- _Task_:
Find the string "chart" in the listing and report every line that has it.

- _Dataset content_:
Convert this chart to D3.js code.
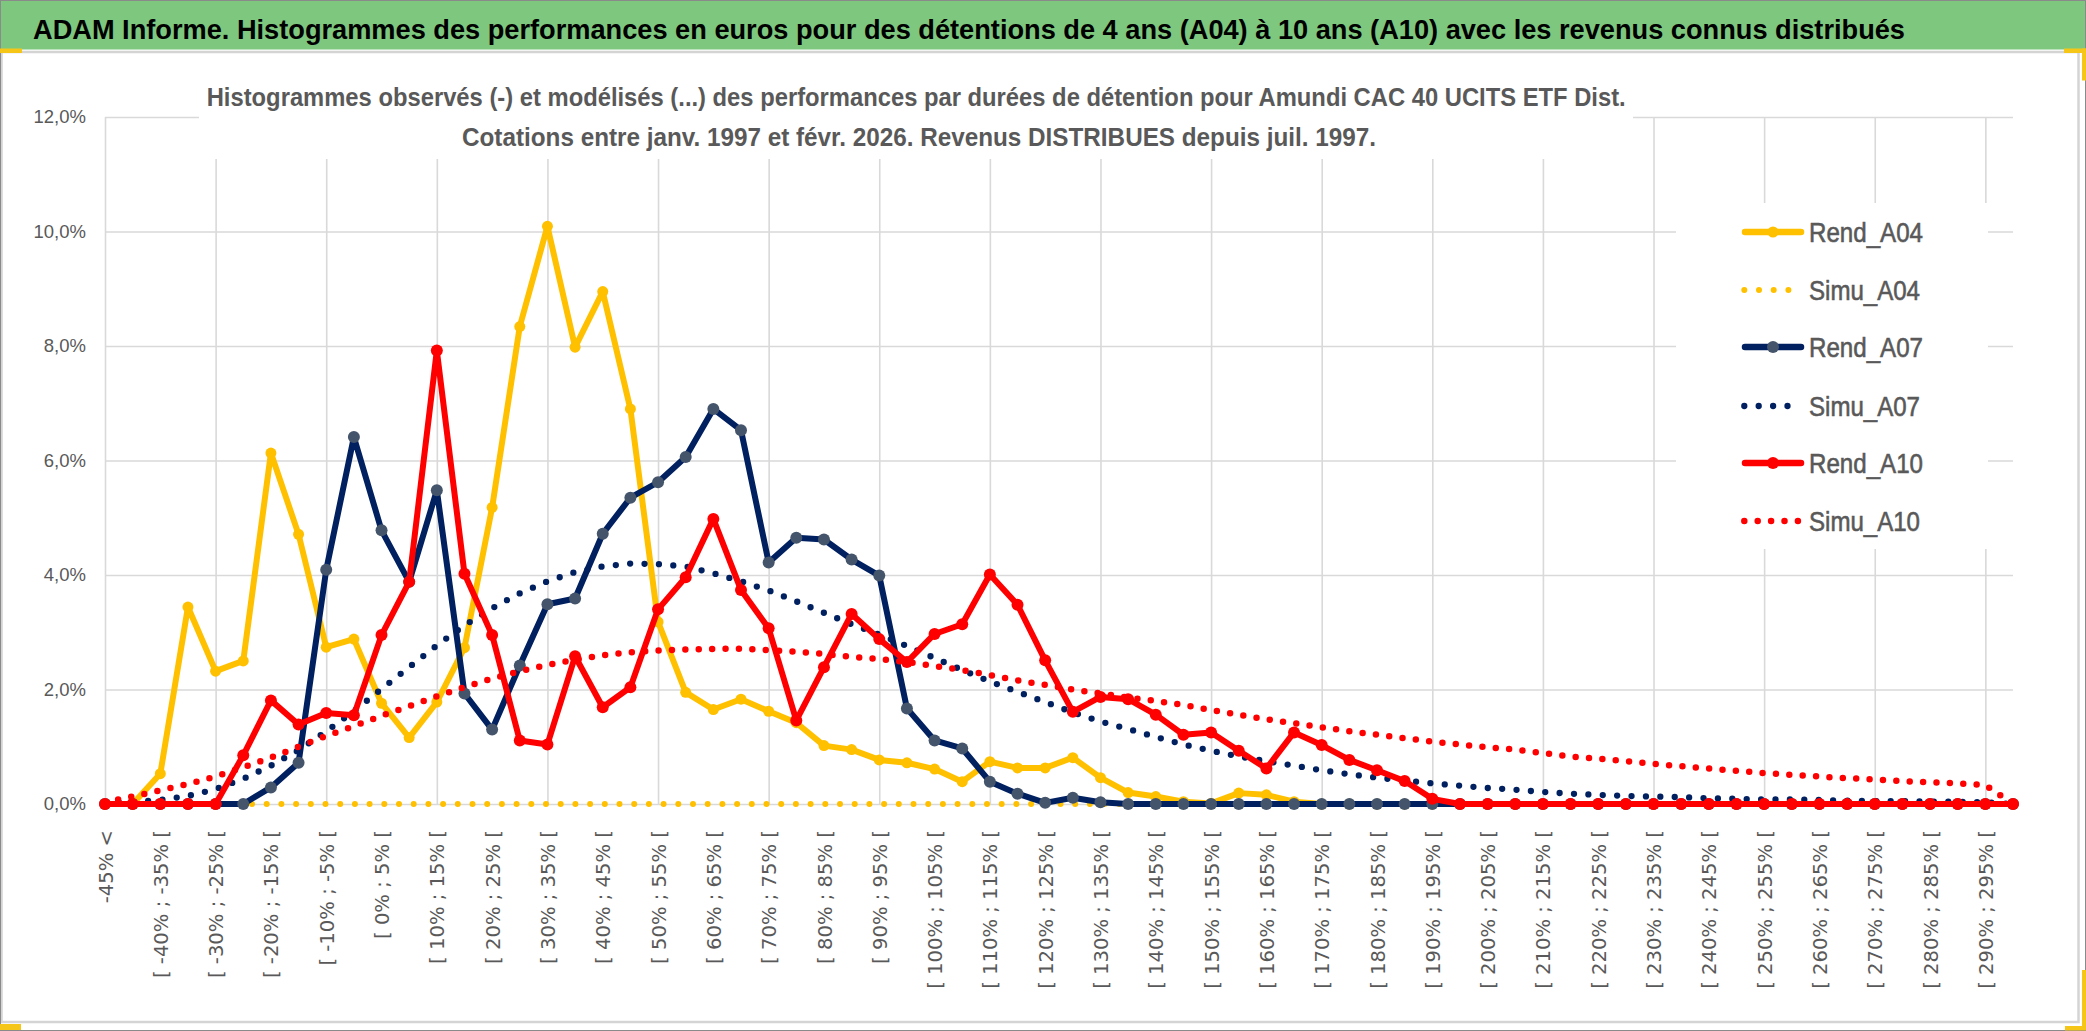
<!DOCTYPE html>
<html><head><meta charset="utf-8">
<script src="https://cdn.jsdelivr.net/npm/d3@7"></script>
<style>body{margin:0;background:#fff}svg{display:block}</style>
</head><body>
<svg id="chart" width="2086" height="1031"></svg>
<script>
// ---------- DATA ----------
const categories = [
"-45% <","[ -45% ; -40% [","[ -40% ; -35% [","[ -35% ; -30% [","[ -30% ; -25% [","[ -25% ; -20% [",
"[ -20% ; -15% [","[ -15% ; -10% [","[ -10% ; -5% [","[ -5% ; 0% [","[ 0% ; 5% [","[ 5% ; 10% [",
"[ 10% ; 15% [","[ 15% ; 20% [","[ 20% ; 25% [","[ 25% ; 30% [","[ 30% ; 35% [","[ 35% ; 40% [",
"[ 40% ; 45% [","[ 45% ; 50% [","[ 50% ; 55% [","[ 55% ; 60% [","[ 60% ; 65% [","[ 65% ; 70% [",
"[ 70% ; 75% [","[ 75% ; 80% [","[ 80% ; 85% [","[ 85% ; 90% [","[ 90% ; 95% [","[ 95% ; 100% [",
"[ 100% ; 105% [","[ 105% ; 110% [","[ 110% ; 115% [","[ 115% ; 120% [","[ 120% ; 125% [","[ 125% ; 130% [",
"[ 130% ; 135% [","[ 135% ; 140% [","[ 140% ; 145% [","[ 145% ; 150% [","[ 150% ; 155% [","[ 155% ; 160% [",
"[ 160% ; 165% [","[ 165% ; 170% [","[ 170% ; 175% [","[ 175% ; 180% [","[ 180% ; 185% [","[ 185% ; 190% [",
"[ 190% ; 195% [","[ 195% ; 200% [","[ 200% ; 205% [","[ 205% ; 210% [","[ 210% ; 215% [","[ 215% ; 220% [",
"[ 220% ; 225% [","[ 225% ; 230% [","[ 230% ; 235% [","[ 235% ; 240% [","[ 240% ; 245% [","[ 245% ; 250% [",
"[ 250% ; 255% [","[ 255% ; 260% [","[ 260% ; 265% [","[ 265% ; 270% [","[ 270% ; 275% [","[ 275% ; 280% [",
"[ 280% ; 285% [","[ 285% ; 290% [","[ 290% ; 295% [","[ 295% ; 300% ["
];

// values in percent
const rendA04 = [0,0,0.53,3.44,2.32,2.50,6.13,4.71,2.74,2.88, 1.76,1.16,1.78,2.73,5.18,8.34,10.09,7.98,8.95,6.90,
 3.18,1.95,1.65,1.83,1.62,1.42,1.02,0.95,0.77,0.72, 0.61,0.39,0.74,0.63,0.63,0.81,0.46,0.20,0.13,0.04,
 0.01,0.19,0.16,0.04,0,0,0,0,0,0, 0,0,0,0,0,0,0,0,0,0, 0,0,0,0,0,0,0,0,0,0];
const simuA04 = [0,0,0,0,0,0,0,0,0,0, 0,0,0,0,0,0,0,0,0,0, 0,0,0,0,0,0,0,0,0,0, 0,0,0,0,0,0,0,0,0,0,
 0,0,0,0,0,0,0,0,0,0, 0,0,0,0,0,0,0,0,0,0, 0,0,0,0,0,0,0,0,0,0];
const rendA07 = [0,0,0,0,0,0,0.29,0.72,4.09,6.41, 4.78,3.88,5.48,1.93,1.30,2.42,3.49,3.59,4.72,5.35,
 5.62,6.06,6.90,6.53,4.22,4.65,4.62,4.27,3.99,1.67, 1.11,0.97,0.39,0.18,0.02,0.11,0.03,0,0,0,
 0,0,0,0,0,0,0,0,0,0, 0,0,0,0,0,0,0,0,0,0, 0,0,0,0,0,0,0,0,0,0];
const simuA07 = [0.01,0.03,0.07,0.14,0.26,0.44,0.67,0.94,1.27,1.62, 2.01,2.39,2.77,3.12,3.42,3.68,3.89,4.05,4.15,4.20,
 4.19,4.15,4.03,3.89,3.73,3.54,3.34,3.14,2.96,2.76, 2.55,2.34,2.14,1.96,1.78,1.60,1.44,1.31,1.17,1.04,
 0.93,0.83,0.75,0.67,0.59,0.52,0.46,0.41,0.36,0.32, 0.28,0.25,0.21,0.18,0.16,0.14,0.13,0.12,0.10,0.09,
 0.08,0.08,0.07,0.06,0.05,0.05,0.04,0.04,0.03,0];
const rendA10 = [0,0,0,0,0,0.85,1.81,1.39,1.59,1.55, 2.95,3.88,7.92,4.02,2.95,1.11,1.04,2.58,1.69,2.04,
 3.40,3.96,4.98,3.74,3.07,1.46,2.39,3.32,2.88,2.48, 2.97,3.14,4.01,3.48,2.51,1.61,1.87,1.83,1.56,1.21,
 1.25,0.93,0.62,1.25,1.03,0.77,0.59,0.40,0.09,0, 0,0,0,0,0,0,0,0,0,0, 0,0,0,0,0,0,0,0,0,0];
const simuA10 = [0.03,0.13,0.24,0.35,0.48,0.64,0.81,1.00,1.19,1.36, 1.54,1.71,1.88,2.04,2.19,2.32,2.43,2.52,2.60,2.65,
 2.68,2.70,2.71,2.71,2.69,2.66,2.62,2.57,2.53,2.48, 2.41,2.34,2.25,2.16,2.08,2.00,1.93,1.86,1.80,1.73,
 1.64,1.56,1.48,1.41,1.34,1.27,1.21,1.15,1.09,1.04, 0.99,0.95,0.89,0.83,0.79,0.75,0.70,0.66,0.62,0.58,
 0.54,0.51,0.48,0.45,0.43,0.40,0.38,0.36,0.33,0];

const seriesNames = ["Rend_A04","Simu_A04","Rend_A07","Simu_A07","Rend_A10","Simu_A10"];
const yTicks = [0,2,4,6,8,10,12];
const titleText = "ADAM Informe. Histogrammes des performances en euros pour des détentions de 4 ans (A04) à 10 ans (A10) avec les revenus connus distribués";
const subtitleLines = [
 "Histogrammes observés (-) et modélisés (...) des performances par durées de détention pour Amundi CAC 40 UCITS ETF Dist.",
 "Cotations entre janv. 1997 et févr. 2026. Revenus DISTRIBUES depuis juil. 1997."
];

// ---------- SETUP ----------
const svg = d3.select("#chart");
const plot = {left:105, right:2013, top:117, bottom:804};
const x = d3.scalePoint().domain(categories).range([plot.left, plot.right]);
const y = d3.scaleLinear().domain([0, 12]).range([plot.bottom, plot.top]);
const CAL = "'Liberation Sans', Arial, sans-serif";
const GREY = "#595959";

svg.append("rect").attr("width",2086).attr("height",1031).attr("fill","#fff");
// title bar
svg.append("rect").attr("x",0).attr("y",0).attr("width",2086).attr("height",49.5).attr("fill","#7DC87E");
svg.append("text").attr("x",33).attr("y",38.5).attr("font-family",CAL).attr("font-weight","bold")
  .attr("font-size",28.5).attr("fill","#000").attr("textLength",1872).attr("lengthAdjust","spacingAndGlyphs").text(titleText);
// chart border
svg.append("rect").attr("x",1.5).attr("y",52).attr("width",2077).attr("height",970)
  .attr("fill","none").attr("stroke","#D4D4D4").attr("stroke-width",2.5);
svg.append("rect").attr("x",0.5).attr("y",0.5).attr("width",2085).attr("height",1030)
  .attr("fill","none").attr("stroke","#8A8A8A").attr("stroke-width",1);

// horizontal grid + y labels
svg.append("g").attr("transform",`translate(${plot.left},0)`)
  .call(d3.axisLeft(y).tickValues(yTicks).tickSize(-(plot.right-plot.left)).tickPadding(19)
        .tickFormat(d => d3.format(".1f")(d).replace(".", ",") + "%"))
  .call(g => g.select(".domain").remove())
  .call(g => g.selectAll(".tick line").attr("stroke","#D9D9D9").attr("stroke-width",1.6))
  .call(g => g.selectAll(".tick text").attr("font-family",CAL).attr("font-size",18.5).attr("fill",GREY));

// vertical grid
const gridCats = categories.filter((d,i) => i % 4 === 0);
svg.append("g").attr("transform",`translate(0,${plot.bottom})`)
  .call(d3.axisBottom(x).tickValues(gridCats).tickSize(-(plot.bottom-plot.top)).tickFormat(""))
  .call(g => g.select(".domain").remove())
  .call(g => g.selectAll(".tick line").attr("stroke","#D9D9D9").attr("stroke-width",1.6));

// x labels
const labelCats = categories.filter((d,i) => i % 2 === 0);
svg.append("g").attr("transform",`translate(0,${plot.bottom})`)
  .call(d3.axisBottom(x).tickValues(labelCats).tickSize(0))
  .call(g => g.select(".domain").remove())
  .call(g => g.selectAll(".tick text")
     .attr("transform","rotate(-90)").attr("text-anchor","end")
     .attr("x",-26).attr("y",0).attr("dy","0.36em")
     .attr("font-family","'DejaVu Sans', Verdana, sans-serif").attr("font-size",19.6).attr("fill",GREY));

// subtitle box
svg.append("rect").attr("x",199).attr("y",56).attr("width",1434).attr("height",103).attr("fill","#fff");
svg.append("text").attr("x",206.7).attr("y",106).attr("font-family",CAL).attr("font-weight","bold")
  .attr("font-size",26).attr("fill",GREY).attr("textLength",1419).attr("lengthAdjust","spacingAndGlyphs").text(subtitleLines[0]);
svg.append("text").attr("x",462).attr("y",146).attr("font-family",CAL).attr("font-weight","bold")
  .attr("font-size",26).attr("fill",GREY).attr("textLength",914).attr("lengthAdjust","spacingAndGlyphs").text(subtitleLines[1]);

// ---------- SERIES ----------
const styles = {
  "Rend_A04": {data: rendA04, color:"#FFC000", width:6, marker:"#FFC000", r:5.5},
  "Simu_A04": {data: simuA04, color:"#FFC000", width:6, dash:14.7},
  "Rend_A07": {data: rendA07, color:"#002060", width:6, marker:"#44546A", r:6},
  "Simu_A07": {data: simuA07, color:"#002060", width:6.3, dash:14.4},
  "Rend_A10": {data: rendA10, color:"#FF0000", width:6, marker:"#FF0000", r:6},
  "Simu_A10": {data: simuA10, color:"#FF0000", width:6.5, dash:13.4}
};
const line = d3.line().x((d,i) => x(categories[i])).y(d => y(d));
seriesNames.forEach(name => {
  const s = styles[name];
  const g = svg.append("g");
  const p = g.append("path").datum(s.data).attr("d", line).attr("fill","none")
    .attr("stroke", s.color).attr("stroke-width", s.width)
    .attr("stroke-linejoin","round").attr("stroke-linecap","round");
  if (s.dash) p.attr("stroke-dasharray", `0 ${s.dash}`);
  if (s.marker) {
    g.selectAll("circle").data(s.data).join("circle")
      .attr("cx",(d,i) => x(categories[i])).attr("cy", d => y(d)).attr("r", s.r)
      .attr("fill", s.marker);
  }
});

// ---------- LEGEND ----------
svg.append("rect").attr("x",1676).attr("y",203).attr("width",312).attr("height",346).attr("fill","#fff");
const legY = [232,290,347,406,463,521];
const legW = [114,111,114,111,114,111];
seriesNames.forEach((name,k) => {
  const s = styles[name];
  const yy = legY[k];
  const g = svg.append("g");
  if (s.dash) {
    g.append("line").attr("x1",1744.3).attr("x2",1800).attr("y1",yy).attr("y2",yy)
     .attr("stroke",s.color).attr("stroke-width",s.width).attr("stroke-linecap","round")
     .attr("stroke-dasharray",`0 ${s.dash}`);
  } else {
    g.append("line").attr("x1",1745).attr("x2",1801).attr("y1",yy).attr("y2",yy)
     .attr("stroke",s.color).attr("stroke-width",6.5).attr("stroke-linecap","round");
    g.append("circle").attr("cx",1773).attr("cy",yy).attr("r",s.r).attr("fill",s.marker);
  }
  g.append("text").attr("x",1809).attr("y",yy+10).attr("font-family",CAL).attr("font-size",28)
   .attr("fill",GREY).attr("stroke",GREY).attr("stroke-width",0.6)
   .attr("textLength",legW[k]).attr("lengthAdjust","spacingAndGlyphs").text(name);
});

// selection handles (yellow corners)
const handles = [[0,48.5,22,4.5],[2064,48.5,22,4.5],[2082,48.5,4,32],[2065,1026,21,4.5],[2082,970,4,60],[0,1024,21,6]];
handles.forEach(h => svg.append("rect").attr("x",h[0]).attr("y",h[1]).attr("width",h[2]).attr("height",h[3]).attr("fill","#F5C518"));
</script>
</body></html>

- _Result for this exercise_:
Convert this chart to D3.js code.
<svg id="chart" width="2086" height="1031"></svg>
const svg = d3.select("#chart");
// chart border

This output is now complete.